234ème dîner au restaurant Pagessamedi, 30 mars 2019

La genèse du 234ème dîner est assez originale. Le jour où se tenait le 232ème dîner à l’hôtel de Crillon, j’avais reçu un mail me proposant d’acheter un Richebourg Domaine de la Romanée Conti Vigne Originelle française non reconstituée 1942. J’ai déjà bu ces richebourgs préphylloxériques aux qualités exceptionnelles sur les millésimes 1930, 1935 et 1943 et peut-être d’autres pour lesquels je n’aurais peut-être pas fait attention à cette spécificité marquée sur l’étiquette. Le prix proposé tient compte de la rareté de ce vin. L’ambiance du dîner étant particulièrement amicale, je propose à mes convives que nous achetions ensemble ce vin. Je broderais ensuite le programme d’un dîner autour de ce vin. Huit sur les onze convives acceptent d’en être copropriétaires. Je bâtis une liste de vins en ayant choisi un thème pour accompagner le vin de 1942, qui sera : les cinq grands blancs de Curnonsky, le « prince des gastronomes ». L’idée plait à mes convives, et nous allons nous retrouver ce soir au restaurant Pages. Par construction, il devrait n’y avoir aucun bizut dans ce repas mais la femme d’un convive a cédé sa place à son jeune fils qui est un grand amateur de vin. Comme il comprend vite, les consignes de bord seront données très rapidement.

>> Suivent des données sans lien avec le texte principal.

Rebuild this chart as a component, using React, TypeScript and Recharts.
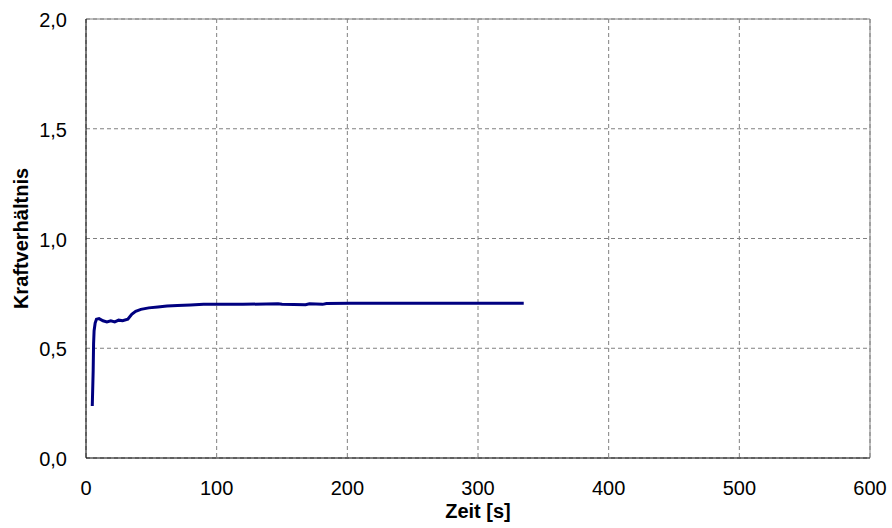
import { LineChart, Line, XAxis, YAxis, CartesianGrid, ReferenceLine } from "recharts";

const zeit = [
  4.8, 5.2, 5.5, 5.8, 6.2, 7, 8, 10, 13, 16, 19, 22, 25, 28, 32, 35, 38, 42, 48,
  55, 62, 70, 80, 90, 120, 147, 150, 168, 171, 181, 184, 202, 250, 300, 335,
];
const kraftverhaeltnis = [
  0.237, 0.33, 0.4, 0.52, 0.58, 0.615, 0.632, 0.635, 0.625, 0.62, 0.625, 0.62,
  0.628, 0.625, 0.632, 0.655, 0.668, 0.677, 0.684, 0.688, 0.692, 0.695, 0.697,
  0.7, 0.7, 0.703, 0.7, 0.698, 0.703, 0.7, 0.704, 0.705, 0.705, 0.705, 0.705,
];

const xTicks = [0, 100, 200, 300, 400, 500, 600];
const yTicks = [0, 0.5, 1, 1.5, 2];

const data = zeit.map((t, i) => ({ t, v: kraftverhaeltnis[i] }));

const font = "'Liberation Sans', Arial, sans-serif";

function XTick({ x, y, payload }: any) {
  return (
    <text x={x} y={y} dy={37} textAnchor="middle" fontFamily={font} fontSize={20} fill="#000">
      {payload.value}
    </text>
  );
}

function YTick({ x, y, payload }: any) {
  return (
    <text x={x - 19} y={y} dy={8} textAnchor="end" fontFamily={font} fontSize={20} fill="#000">
      {payload.value.toFixed(1).replace(".", ",")}
    </text>
  );
}

function YLabel({ viewBox }: any) {
  const cy = viewBox.y + viewBox.height / 2;
  const x = 28;
  return (
    <text
      x={x}
      y={cy}
      transform={`rotate(-90, ${x}, ${cy})`}
      textAnchor="middle"
      fontFamily={font}
      fontSize={20}
      fontWeight="bold"
      fill="#000"
    >
      Kraftverhältnis
    </text>
  );
}

function XLabel({ viewBox }: any) {
  const cx = viewBox.x + viewBox.width / 2;
  return (
    <text x={cx} y={518} textAnchor="middle" fontFamily={font} fontSize={20} fontWeight="bold" fill="#000">
      Zeit [s]
    </text>
  );
}

export default function App() {
  return (
    <div style={{ position: "absolute", left: 0, top: 0, background: "#fff" }}>
      <LineChart
        width={892}
        height={528}
        data={data}
        margin={{ top: 19, right: 22, bottom: 0, left: 0 }}
      >
        <CartesianGrid stroke="#808080" strokeDasharray="4 3" />
        <ReferenceLine y={2} stroke="#808080" strokeWidth={1} />
        <ReferenceLine x={600} stroke="#808080" strokeWidth={1} />
        <XAxis
          dataKey="t"
          type="number"
          domain={[0, 600]}
          ticks={xTicks}
          tickLine={false}
          tickSize={0}
          tickMargin={0}
          height={70}
          axisLine={{ stroke: "#000", strokeWidth: 1 }}
          tick={<XTick />}
          label={<XLabel />}
        />
        <YAxis
          type="number"
          domain={[0, 2]}
          ticks={yTicks}
          tickLine={false}
          tickSize={0}
          tickMargin={0}
          width={86}
          axisLine={{ stroke: "#000", strokeWidth: 1 }}
          tick={<YTick />}
          label={<YLabel />}
        />
        <Line
          type="linear"
          dataKey="v"
          stroke="#000080"
          strokeWidth={3}
          dot={false}
          activeDot={false}
          isAnimationActive={false}
        />
      </LineChart>
    </div>
  );
}
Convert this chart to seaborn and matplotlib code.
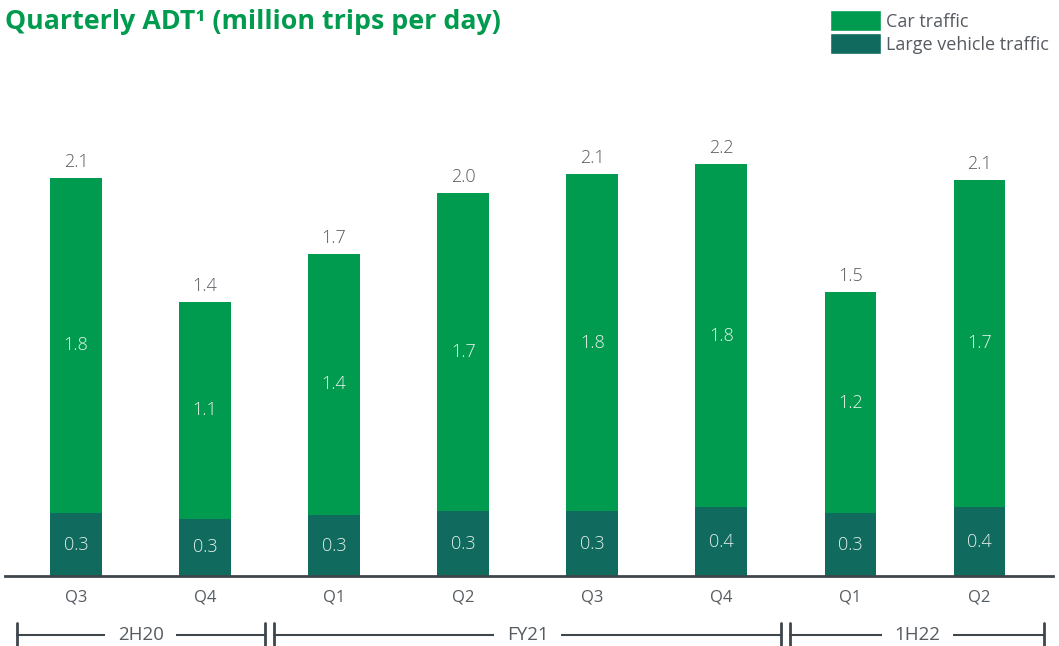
import numpy as np
import pandas as pd
import matplotlib
matplotlib.use("Agg")
import matplotlib.pyplot as plt
import matplotlib.transforms as mtransforms
from matplotlib.patches import Patch
import seaborn as sns

# data (million trips per day)
quarters = ['Q3', 'Q4', 'Q1', 'Q2', 'Q3', 'Q4', 'Q1', 'Q2']
large_vehicle = [0.33, 0.30, 0.32, 0.34, 0.34, 0.36, 0.33, 0.36]
car = [1.76, 1.14, 1.37, 1.67, 1.77, 1.80, 1.16, 1.72]
periods = ['2H20', 'FY21', '1H22']
period_spans = [(0, 1), (2, 5), (6, 7)]

df = pd.DataFrame({'pos': range(len(quarters)), 'quarter': quarters,
                   'car': car, 'large': large_vehicle})
df['total'] = df['car'] + df['large']

GREEN = '#009b4e'
TEAL = '#106b5e'
GREY = '#555b61'
AXIS = '#3f464c'

sns.set_style('white')
plt.rcParams['font.family'] = ['Open Sans', 'DejaVu Sans']

fig = plt.figure(figsize=(10.59, 6.46), dpi=100)
ax = fig.add_axes([5 / 1059, 70 / 646, 1048 / 1059, 446 / 646])

# stacked bars: total in green, large vehicles drawn over it
sns.barplot(data=df, x='pos', y='total', color=GREEN, saturation=1,
            width=0.4, linewidth=0, ax=ax)
sns.barplot(data=df, x='pos', y='large', color=TEAL, saturation=1,
            width=0.4, linewidth=0, ax=ax)

for i, r in df.iterrows():
    ax.annotate(f"{r['total']:.1f}", (i, r['total']), xytext=(0, 5),
                textcoords='offset points', ha='center', va='bottom',
                fontsize=13, color=GREY, fontweight='light')
    ax.text(i, r['large'] + r['car'] / 2, f"{r['car']:.1f}", ha='center',
            va='center', fontsize=13, color='#e8f3ec', fontweight='light')
    ax.text(i, r['large'] / 2, f"{r['large']:.1f}", ha='center',
            va='center', fontsize=13, color='#e3efec', fontweight='light')

ax.set_xlim(-0.55, 7.57)
ax.set_ylim(0, 2.34)
ax.set_xticks(range(len(quarters)))
ax.set_xticklabels(quarters, fontsize=12, color=GREY)
ax.tick_params(axis='x', length=0, pad=10)
ax.set_yticks([])
ax.set_xlabel('')
ax.set_ylabel('')
sns.despine(ax=ax, left=True)
ax.spines['bottom'].set_color(AXIS)
ax.spines['bottom'].set_linewidth(2)

# period brackets under the quarter labels
trans = mtransforms.blended_transform_factory(ax.transData, ax.transAxes)
yb = -0.1325
for name, (a, b) in zip(periods, period_spans):
    x0 = a - 0.46 if a == 0 else a - 0.465
    x1 = b + 0.50 if b == len(quarters) - 1 else b + 0.465
    ax.plot([x0, x1], [yb, yb], color=AXIS, lw=1.5, transform=trans,
            clip_on=False)
    for xe in (x0, x1):
        ax.plot([xe, xe], [yb - 0.026, yb + 0.026], color=AXIS, lw=2,
                transform=trans, clip_on=False)
    ax.text((x0 + x1) / 2, yb, name, ha='center', va='center', fontsize=13.5,
            color=GREY, transform=trans,
            bbox=dict(facecolor='white', edgecolor='none', pad=9))

fig.text(5 / 1059, 1 - 22 / 646, 'Quarterly ADT\u00b9 (million trips per day)',
         ha='left', va='center', fontsize=19.3, fontweight='bold', color=GREEN)

handles = [Patch(facecolor=GREEN, label='Car traffic'),
           Patch(facecolor=TEAL, label='Large vehicle traffic')]
leg = fig.legend(handles=handles, loc='upper left',
                 bbox_to_anchor=(830 / 1059, 1 - 10 / 646), frameon=False,
                 fontsize=13, handlelength=2.8, handleheight=1.45,
                 handletextpad=0.3, labelspacing=0.08, borderpad=0,
                 borderaxespad=0)
for t in leg.get_texts():
    t.set_color(GREY)

fig.savefig('out.png', dpi=100)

Lorsque j’avais acheté le richebourg, j’avais reçu sur le mail des photos. Lorsque mon fournisseur a livré la bouteille, la couleur rose pâle légèrement violacée m’aurait conduit à ne pas l’acheter mais là, je n’avais pas le choix, je ne pouvais plus me dédire puisque le dîner était déjà sur ses rails. J’ai donc prévu en sécurité un autre Richebourg 1942 de ma cave, mais non issu de vignes préphylloxériques. L’histoire montrera que je n’en ai pas eu besoin.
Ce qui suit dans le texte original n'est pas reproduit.